Hey @nick-youngblut, this was addressed in the 2019.10 release of QIIME 2, all you need to do is upgrade.
From the 2019.10 Changelog:
For some more details, I have outlined two scenarios below.
Scenario A
Taxonomy with whitespace imported prior to QIIME 2 2019.10 (example uses the same FeatureData[Sequence]
for training and classification).
ref-taxonomy.qza (5.1 KB)
rep-seqs.qza (5.2 KB)
# first, export ref-taxonomy.qza to confirm there is whitespace present
qiime tools export \
--input-path ref-taxonomy.qza \
--output-path whitespace-check
cat whitespace-check/taxonomy.tsv
The cat
will show something like this:
Feature ID Taxon
f1 t1
f2 t2
f3 t3
f4 t4
Next, train a classifier, and classify FeatureData[Sequence]
.
qiime feature-classifier fit-classifier-naive-bayes \
--i-reference-reads rep-seqs.qza \
--i-reference-taxonomy ref-taxonomy.qza \
--o-classifier classifier.qza
qiime feature-classifier classify-sklearn \
--i-classifier classifier.qza \
--i-reads rep-seqs.qza \
--o-classification taxonomy.qza
qiime metadata tabulate \
--m-input-file taxonomy.qza \
--o-visualization taxonomy.qzv
taxonomy.qzv (1.2 MB)
Please note the whitespace has been stripped.
qiime tools extract \
--input-path taxonomy.qzv \
--output-path .
# note the path will be different, UUIDs are unique
cat 45f0c56c-9ff7-48be-9e49-7d5118ece5f9/data/metadata.tsv
The results:
Feature ID Taxon Confidence
#q2:types categorical categorical
f1 t4 0.9970119521912352
f2 t3 0.9970119521912352
f3 t2 0.9970119521912347
f4 t1 0.9970119521912347
Scenario B
Importing taxonomy with whitespace in QIIME 2 2019.10 and newer.
taxonomy.tsv (40 Bytes)
qiime tools import \
--type 'FeatureData[Taxonomy]' \
--input-format HeaderlessTSVTaxonomyFormat \
--input-path taxonomy.tsv \
--output-path ref-taxonomy-stripped.qza
qiime tools export \
--input-path ref-taxonomy-stripped.qza \
--output-path stripped
cat stripped/taxonomy.tsv
The results:
Feature ID Taxon
f1 t1
f2 t2
f3 t3
f4 t4
Note that the taxon strings whitespace has been stripped.

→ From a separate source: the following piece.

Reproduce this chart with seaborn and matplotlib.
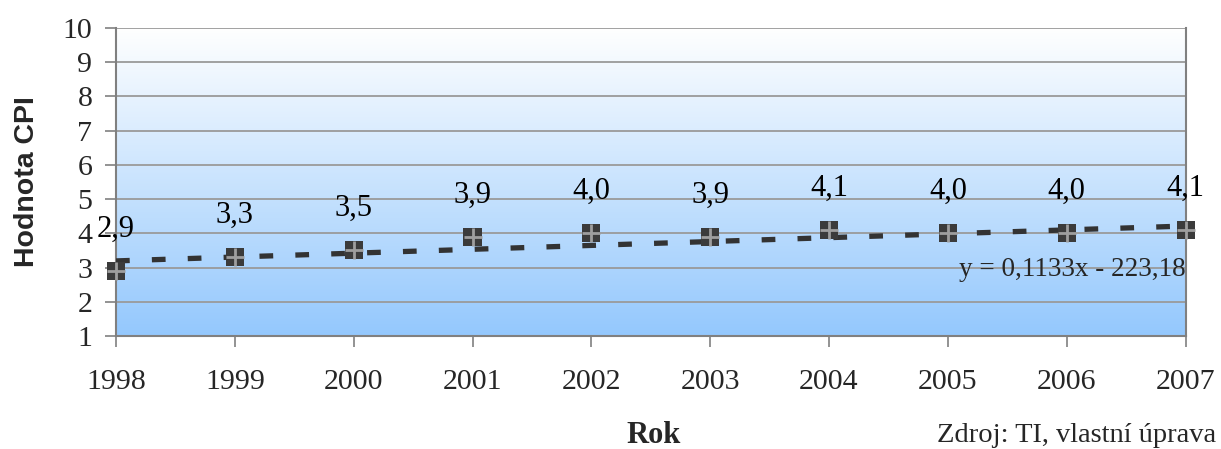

The machine classifier doesn't work like that, this is a binary file, editing it isn't recommended.
i) No need to remove the whitespace, simply upgrade. Please note, 2019.10 is the only version of QIIME 2 currently supported.
ii) You are generalizing your experience with trying to edit a binary pickle --- exporting and extracting data are first class citizens in QIIME 2, and the resulting data is in whatever format the Semantic Type represented the data as (TSV, JSON, fastq, pkl, etc). You are simply trying to do something that doesn't really make sense for this kind of data.
Hope that helps!
:qiime2: